Well, it's an interesting question. And one that I honestly haven't given too much thought, since I don't use IEMs myself. But I'll try to give my opinion anyway.
If the outer ear or pinna does indeed have some bass-boosting effect on the sound before it enters the inner ear, then theoretically it might make sense to add something comparable in the way of a bass boost to an IEM, to account for the loss of that.
I think there are some important caveats to that though.
When you're listening to speakers or sound in a room (which is presumably still the model we're using for all this stuff), the sound has a number of different interactions with different surfaces and objects before it finally reaches your ear-drum where you hear it. It interacts with the room first, then with your body and head, and then with the outer ear, and finally with the ear canal and parts of the inner ear.
Whenever the subject of target curves and HRTFs for headphones comes up, there is often a tendency by some to simply throw their hands up in anguish, and proclaim that
no two people or ears are alike, therefore there can't be just a one-size fits all solution to a neutral response. And we shouldn't even bother trying to find one. And I think there's probably some truth to that. The variations in human anatomy really only begin to come into play though after the sound leaves the speaker and interacts with the room, and reaches your body. From that point on, the differences in the shape of your body, head and ears can potentially have a different effect on the exact frequencies that you hear at the DRP or ear-drum reference point, versus someone with a different anatomy.

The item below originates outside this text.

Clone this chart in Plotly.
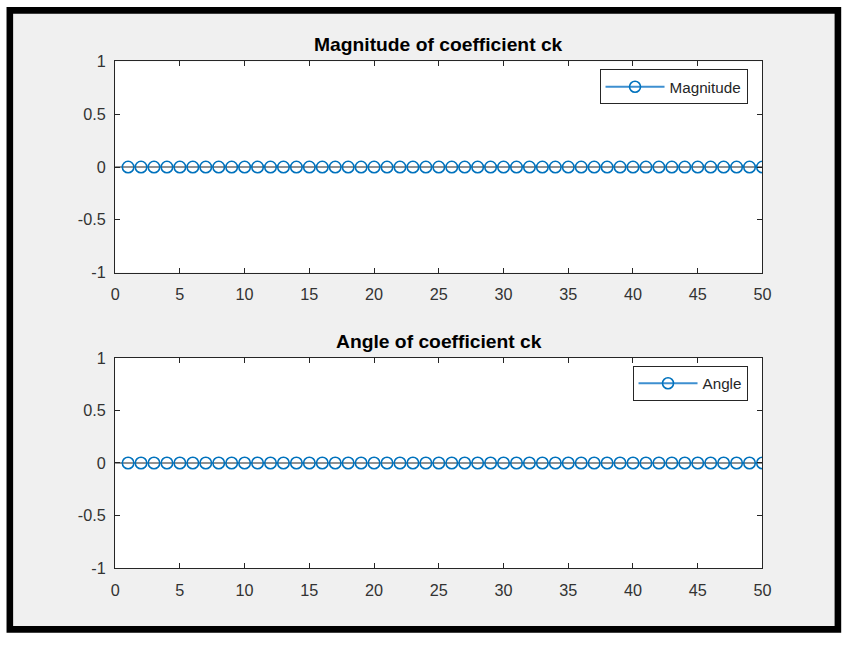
import plotly.graph_objects as go

W, H = 855, 647

k = list(range(1, 51))
magnitude = [0.0] * 50
angle = [0.0] * 50

x_ticks = [0, 5, 10, 15, 20, 25, 30, 35, 40, 45, 50]
y_ticks = [-1, -0.5, 0, 0.5, 1]
y_tick_labels = ["-1", "-0.5", "0", "0.5", "1"]

titles = ["Magnitude of coefficient ck", "Angle of coefficient ck"]
names = ["Magnitude", "Angle"]

BLUE = "#0072BD"
AX = "#262626"
FONT = "Liberation Sans, Arial, Helvetica, sans-serif"

# small calibration of the photographed page (target pixel -> page pixel)
AXS, BXS = 0.9877, 3.4
AYS, BYS = 0.9804, 6.16
S = 0.985


def px(x):
    return ((x - BXS) / AXS) / W


def py(y):
    return 1 - ((y - BYS) / AYS) / H


fig = go.Figure()

series = [magnitude, angle]
axes_ids = [("x", "y"), ("x2", "y2")]
legends = ["legend", "legend2"]

for i, (vals, (xa, ya)) in enumerate(zip(series, axes_ids)):
    sx, sy = [], []
    for kk, v in zip(k, vals):
        sx += [kk, kk, None]
        sy += [0, v, None]
    fig.add_trace(go.Scatter(x=sx, y=sy, mode="lines", line=dict(color=BLUE, width=1.5),
                             showlegend=False, hoverinfo="skip", xaxis=xa, yaxis=ya))
    fig.add_trace(go.Scatter(x=k, y=vals, mode="markers",
                             marker=dict(symbol="circle-open", size=11.5, color=BLUE,
                                         line=dict(width=1.6, color=BLUE)),
                             showlegend=False, xaxis=xa, yaxis=ya))
    fig.add_trace(go.Scatter(x=[None], y=[None], mode="lines+markers", name=names[i],
                             line=dict(color="#3d8fd0", width=2),
                             marker=dict(symbol="circle-open", size=11, color=BLUE,
                                         line=dict(width=1.6, color=BLUE)),
                             legend=legends[i], xaxis=xa, yaxis=ya))

# plot area pixel boxes (target pixels)
boxes = [(114, 764, 59, 272), (114, 764, 358, 570)]

shapes = [
    dict(type="rect", xref="paper", yref="paper", x0=px(8.25), x1=px(839.75), y0=py(631.75), y1=py(7.5),
         line=dict(color="black", width=6.6), fillcolor="#f0f0f0", layer="below"),
]
for (xa, ya) in axes_ids:
    xd = xa + " domain"
    yd = ya + " domain"
    shapes.append(dict(type="rect", xref=xd, yref=yd, x0=0, x1=1, y0=0, y1=1,
                       line=dict(width=0), fillcolor="white", layer="below"))
    shapes.append(dict(type="line", xref=xd, yref=ya, x0=0, x1=1, y0=0, y1=0,
                       line=dict(color=AX, width=1.2), layer="below"))

tickfont = dict(family=FONT, size=16 / S, color="#333333")
axis_common = dict(range=[0, 50], tickvals=x_ticks, ticks="inside", ticklen=5, tickwidth=1,
                   tickcolor=AX, showline=True, linecolor=AX, linewidth=1.2, mirror="ticks",
                   showgrid=False, zeroline=False, tickfont=tickfont, ticklabelstandoff=7,
                   fixedrange=True)
yaxis_common = dict(range=[-1, 1], tickvals=y_ticks, ticktext=y_tick_labels, ticks="inside", ticklen=5,
                    tickwidth=1, tickcolor=AX, showline=True, linecolor=AX, linewidth=1.2, mirror="ticks",
                    showgrid=False, zeroline=False, tickfont=tickfont, ticklabelstandoff=5,
                    fixedrange=True)

annotations = []
for i, (x0, x1, y0, y1) in enumerate(boxes):
    annotations.append(dict(text="<b>" + titles[i] + "</b>", xref="paper", yref="paper",
                            x=px((x0 + x1) / 2), y=py(y0 - 17), xanchor="center", yanchor="middle",
                            showarrow=False, font=dict(family=FONT, size=19 / S, color="black")))

legend_common = dict(xanchor="right", yanchor="top", bgcolor="white",
                     bordercolor=AX, borderwidth=1,
                     font=dict(family=FONT, size=15 / S, color="#262626"),
                     itemwidth=59, tracegroupgap=0)

fig.update_layout(
    autosize=True,
    margin=dict(l=0, r=0, t=0, b=0),
    paper_bgcolor="white",
    plot_bgcolor="white",
    showlegend=True,
    xaxis=dict(domain=[px(114), px(764)], anchor="y", **axis_common),
    yaxis=dict(domain=[py(272), py(59)], anchor="x", **yaxis_common),
    xaxis2=dict(domain=[px(114), px(764)], anchor="y2", **axis_common),
    yaxis2=dict(domain=[py(570), py(358)], anchor="x2", **yaxis_common),
    legend=dict(x=px(749), y=py(67), **legend_common),
    legend2=dict(x=px(749), y=py(366), **legend_common),
    shapes=shapes,
    annotations=annotations,
)

fig.write_html(
    "out.html",
    default_width="100%",
    default_height="100vh",
    config={"displayModeBar": False, "responsive": True},
    post_script=(
        "document.documentElement.style.margin='0';document.body.style.margin='0';"
        "document.body.style.padding='0';document.body.style.overflow='hidden';"
        "var gd=document.getElementById('{plot_id}');Plotly.Plots.resize(gd);"
    ),
)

Basically, the further away you get from the sound source (a speaker in this case), and closer you get to the DRP, in terms of the chain of acoustical interactions, the greater the effect that differences in human anatomy can have on the physically measurable characteristics of the sound that you hear at the ear drum. And the more difficult it is to accurately model or predict what the sound is like at the point of measurement.
...Which means that it is harder to accurately model the sound in an IEM (which has no interaction with the outer ear), than it is to model the sound in an on-ear headphone (which has some degree of interaction with the outer ear), or an over-the-ear headphone (which has an even greater degree of interaction with the outer ear). Because in an IEM, the physical effects of the outer ear geometry (and any variation there is in that) are simply missing. Which in turn can lead to greater variations in what is measured and perceived as "neutral" at the DRP.